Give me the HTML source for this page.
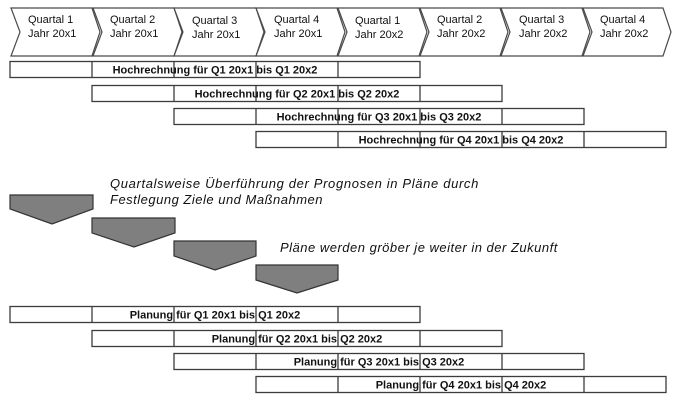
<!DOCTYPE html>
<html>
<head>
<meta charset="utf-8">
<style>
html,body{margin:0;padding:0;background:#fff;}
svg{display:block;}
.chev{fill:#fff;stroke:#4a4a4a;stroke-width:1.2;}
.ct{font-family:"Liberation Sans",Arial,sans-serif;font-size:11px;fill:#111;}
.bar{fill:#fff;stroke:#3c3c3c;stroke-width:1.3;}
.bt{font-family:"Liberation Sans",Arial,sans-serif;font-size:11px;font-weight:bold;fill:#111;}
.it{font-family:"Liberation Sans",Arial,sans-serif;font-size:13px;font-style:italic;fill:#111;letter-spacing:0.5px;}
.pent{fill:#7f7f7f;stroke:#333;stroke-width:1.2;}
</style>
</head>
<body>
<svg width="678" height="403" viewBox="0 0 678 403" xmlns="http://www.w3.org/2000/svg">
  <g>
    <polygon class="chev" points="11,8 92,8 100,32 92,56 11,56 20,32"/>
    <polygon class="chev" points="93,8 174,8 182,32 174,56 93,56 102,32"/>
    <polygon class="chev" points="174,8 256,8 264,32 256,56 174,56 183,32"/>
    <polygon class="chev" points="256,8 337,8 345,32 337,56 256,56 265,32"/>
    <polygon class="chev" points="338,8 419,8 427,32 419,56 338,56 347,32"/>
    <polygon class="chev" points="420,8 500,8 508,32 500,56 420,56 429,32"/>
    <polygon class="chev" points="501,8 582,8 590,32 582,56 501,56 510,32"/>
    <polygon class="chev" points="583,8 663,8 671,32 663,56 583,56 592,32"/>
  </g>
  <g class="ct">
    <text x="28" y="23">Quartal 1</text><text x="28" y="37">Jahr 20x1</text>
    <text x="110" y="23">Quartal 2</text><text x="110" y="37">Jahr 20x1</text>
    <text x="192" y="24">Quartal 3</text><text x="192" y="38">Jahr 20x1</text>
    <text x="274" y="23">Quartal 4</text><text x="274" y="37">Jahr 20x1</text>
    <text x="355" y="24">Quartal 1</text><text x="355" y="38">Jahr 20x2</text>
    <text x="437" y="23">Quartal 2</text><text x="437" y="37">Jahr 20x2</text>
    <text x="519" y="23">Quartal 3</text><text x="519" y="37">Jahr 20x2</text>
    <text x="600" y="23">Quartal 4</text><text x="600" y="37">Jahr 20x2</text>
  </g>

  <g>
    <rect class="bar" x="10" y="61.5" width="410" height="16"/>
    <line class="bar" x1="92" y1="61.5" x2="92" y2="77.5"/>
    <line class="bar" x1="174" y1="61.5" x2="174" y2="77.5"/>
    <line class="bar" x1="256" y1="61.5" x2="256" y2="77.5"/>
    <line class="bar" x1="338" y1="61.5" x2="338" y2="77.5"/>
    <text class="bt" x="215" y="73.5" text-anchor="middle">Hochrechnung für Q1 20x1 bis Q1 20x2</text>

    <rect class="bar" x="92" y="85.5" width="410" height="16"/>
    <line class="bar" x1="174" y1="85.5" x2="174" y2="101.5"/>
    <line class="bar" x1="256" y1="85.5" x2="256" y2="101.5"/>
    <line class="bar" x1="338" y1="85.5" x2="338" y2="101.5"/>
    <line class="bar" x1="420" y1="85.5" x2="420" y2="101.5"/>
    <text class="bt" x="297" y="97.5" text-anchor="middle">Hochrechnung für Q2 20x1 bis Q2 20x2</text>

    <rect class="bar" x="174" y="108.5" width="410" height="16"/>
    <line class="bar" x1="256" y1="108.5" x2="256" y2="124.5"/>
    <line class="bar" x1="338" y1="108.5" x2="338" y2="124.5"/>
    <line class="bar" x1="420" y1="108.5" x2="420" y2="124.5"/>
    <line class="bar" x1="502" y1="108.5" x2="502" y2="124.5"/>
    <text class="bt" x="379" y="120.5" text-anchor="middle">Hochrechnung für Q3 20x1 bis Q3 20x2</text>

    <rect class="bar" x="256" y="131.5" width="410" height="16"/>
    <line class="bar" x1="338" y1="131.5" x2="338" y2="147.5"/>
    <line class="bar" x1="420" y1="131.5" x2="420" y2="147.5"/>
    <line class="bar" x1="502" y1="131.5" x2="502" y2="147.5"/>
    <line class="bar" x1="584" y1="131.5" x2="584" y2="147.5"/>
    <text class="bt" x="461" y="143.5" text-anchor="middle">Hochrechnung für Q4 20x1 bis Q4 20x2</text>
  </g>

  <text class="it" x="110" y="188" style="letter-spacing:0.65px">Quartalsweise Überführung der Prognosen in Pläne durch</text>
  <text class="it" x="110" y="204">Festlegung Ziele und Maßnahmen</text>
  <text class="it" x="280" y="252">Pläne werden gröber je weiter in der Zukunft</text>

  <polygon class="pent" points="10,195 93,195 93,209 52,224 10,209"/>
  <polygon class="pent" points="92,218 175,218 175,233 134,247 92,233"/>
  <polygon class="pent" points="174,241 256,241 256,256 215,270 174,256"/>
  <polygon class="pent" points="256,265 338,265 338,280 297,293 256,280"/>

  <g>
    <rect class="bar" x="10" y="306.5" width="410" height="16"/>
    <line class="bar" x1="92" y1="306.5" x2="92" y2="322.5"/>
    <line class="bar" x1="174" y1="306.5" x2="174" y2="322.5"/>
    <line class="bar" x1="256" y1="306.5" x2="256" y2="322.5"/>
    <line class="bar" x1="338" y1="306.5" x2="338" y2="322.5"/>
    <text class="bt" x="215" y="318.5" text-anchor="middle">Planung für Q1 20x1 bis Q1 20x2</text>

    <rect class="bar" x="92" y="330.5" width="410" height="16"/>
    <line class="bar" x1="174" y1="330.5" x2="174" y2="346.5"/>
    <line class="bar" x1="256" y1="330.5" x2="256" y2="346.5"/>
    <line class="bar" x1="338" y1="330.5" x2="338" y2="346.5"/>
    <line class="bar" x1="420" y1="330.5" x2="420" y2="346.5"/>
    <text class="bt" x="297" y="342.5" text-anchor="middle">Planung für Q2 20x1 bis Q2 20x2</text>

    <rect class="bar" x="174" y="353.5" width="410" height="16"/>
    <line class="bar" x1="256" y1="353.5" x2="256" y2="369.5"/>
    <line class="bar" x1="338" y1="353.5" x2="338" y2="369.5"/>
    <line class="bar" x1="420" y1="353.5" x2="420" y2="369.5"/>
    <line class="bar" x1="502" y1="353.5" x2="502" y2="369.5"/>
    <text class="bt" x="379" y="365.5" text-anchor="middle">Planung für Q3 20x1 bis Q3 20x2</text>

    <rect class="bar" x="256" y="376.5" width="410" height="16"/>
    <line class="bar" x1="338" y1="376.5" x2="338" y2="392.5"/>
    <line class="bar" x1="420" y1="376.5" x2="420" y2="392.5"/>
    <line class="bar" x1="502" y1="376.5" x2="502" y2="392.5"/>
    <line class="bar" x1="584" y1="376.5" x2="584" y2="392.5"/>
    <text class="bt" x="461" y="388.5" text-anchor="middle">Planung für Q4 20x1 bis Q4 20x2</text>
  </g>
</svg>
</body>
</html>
════════════════
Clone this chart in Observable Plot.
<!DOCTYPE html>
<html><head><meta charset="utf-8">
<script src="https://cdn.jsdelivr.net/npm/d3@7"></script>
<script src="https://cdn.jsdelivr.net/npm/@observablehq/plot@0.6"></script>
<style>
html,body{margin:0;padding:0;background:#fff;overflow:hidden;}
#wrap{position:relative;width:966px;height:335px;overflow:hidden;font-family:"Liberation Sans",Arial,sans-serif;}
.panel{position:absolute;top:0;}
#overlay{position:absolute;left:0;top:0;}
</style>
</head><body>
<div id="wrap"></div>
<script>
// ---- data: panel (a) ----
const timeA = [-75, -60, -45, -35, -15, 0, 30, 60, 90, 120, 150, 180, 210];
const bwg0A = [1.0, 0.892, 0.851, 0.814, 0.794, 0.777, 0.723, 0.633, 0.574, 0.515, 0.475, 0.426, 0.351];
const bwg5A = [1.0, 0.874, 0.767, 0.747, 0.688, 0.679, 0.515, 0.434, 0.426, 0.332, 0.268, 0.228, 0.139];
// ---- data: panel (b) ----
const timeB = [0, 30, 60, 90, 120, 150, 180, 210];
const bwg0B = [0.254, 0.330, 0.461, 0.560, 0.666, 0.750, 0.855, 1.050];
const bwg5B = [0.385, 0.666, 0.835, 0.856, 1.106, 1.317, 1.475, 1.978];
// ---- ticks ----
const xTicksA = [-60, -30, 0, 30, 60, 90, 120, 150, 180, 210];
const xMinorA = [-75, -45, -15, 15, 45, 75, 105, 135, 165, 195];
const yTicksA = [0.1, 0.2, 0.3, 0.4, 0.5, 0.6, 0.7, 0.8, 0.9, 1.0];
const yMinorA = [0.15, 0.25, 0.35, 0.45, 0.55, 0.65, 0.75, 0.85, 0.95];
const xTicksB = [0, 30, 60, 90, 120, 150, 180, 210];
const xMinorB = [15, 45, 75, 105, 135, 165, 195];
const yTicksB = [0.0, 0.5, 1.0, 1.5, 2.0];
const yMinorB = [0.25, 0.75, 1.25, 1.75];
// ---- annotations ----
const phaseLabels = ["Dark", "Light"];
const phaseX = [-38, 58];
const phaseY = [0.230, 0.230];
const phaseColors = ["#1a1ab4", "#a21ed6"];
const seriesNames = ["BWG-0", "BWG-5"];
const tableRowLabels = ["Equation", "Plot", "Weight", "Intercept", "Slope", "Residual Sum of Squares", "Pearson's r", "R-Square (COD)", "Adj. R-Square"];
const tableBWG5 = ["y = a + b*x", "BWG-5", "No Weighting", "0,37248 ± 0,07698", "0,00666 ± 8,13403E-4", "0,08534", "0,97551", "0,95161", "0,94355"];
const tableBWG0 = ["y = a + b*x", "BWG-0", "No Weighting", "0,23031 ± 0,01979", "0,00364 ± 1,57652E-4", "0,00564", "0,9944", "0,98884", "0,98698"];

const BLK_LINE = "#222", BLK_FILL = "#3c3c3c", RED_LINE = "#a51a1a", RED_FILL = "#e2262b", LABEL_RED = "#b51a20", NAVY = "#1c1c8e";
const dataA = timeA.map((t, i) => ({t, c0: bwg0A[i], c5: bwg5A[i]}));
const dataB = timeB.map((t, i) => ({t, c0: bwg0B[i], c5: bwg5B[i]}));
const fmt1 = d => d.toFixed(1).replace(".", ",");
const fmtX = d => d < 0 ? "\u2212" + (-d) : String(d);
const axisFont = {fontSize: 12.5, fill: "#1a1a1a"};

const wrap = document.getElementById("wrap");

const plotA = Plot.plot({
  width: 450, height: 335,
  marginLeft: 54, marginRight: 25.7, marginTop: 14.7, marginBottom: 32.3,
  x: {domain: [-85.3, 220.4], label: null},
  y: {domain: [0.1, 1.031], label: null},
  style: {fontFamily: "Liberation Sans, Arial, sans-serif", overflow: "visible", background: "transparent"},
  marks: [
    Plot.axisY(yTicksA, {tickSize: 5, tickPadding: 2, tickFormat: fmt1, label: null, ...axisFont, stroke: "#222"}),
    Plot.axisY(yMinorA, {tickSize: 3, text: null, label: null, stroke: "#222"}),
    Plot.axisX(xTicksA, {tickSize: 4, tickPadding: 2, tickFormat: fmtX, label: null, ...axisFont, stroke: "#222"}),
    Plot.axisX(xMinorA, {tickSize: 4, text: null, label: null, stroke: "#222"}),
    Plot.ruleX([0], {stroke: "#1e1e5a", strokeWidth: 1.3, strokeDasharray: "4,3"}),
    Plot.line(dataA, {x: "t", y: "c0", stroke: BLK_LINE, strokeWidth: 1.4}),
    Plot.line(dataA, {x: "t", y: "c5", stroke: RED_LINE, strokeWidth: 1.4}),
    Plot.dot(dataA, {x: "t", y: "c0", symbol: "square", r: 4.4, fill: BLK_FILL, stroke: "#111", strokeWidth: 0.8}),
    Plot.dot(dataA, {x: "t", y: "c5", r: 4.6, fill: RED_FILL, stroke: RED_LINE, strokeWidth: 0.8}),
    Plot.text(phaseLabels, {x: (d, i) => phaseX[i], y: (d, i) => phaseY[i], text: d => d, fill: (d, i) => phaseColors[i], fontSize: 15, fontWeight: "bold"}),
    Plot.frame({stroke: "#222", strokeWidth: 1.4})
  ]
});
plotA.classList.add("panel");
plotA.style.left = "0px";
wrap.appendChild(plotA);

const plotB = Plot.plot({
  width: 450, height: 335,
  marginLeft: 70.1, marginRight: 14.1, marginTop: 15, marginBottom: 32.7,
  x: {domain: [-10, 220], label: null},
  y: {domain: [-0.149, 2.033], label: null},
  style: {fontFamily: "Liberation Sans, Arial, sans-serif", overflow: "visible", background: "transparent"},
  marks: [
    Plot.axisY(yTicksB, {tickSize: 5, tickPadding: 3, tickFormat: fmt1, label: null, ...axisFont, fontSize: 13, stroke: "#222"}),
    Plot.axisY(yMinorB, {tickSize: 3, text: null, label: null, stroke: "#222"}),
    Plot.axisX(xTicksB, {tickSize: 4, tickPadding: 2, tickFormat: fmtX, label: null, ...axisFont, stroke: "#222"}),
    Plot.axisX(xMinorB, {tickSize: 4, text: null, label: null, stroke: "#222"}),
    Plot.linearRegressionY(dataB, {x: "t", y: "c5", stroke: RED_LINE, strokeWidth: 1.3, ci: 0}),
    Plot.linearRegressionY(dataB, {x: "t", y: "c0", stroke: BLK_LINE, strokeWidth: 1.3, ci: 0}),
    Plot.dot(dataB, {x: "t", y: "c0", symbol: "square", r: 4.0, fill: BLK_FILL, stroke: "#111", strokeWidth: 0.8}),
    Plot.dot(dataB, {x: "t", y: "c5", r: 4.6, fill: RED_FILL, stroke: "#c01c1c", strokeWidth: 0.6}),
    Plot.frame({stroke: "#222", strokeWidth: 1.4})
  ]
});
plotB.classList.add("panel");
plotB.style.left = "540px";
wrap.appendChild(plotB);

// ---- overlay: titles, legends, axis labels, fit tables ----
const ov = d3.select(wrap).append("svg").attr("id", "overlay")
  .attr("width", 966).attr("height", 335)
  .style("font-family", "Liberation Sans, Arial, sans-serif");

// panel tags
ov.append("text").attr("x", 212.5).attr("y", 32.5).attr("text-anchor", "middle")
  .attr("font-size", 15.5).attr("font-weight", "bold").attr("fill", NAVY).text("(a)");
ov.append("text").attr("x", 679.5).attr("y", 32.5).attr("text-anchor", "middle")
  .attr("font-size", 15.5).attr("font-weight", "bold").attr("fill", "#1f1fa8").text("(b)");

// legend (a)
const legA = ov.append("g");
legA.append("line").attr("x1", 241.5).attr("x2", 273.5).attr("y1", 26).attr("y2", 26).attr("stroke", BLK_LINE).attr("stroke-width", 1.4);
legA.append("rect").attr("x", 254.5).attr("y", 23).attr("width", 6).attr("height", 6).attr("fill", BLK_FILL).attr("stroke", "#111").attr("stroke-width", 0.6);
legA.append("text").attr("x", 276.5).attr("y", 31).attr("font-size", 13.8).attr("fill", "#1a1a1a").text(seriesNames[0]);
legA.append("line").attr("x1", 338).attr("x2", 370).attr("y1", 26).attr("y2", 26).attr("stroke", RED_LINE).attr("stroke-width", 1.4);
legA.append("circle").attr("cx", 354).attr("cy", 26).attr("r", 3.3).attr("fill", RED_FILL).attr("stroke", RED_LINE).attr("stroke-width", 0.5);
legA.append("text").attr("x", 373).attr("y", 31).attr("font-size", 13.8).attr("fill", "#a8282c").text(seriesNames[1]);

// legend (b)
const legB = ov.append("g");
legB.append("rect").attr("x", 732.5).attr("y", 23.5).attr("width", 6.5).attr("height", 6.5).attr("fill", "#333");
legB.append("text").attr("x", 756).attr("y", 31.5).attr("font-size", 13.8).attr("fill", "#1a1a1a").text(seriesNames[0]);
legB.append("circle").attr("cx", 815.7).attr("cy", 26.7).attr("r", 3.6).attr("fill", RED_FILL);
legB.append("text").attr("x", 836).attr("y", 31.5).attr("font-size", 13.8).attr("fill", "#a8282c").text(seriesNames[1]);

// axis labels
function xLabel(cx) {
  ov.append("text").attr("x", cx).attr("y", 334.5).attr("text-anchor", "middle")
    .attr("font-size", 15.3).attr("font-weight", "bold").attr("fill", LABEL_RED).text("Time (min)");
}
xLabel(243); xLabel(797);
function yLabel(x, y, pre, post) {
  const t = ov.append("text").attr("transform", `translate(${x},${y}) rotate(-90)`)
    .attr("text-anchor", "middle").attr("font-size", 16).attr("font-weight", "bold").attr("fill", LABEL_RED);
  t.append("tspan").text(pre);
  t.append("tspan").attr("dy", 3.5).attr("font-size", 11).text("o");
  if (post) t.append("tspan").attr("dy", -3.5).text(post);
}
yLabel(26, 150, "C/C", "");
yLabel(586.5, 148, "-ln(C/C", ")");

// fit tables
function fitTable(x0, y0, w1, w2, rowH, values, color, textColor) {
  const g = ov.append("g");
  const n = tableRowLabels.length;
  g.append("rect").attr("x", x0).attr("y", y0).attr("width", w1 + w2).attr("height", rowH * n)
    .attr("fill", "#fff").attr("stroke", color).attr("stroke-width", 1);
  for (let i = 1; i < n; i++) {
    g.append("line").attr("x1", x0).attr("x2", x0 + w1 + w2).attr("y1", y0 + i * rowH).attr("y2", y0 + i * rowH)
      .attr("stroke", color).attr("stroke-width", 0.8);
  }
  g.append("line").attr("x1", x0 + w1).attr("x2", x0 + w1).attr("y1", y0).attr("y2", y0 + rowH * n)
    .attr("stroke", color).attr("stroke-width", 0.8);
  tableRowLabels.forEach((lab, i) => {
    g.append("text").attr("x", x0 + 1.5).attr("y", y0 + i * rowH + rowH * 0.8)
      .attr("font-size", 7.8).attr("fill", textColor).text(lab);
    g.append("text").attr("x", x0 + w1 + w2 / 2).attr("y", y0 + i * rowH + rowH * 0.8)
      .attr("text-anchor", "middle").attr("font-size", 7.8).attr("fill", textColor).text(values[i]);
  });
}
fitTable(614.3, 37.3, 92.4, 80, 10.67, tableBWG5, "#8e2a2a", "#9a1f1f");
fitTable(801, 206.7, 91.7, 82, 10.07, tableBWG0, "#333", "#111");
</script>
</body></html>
════════════════
**Set task**
Copy each line of the entries that includes the word "this".

**Reply to the task**
Give me the HTML source for this page.
Clone this chart in Observable Plot.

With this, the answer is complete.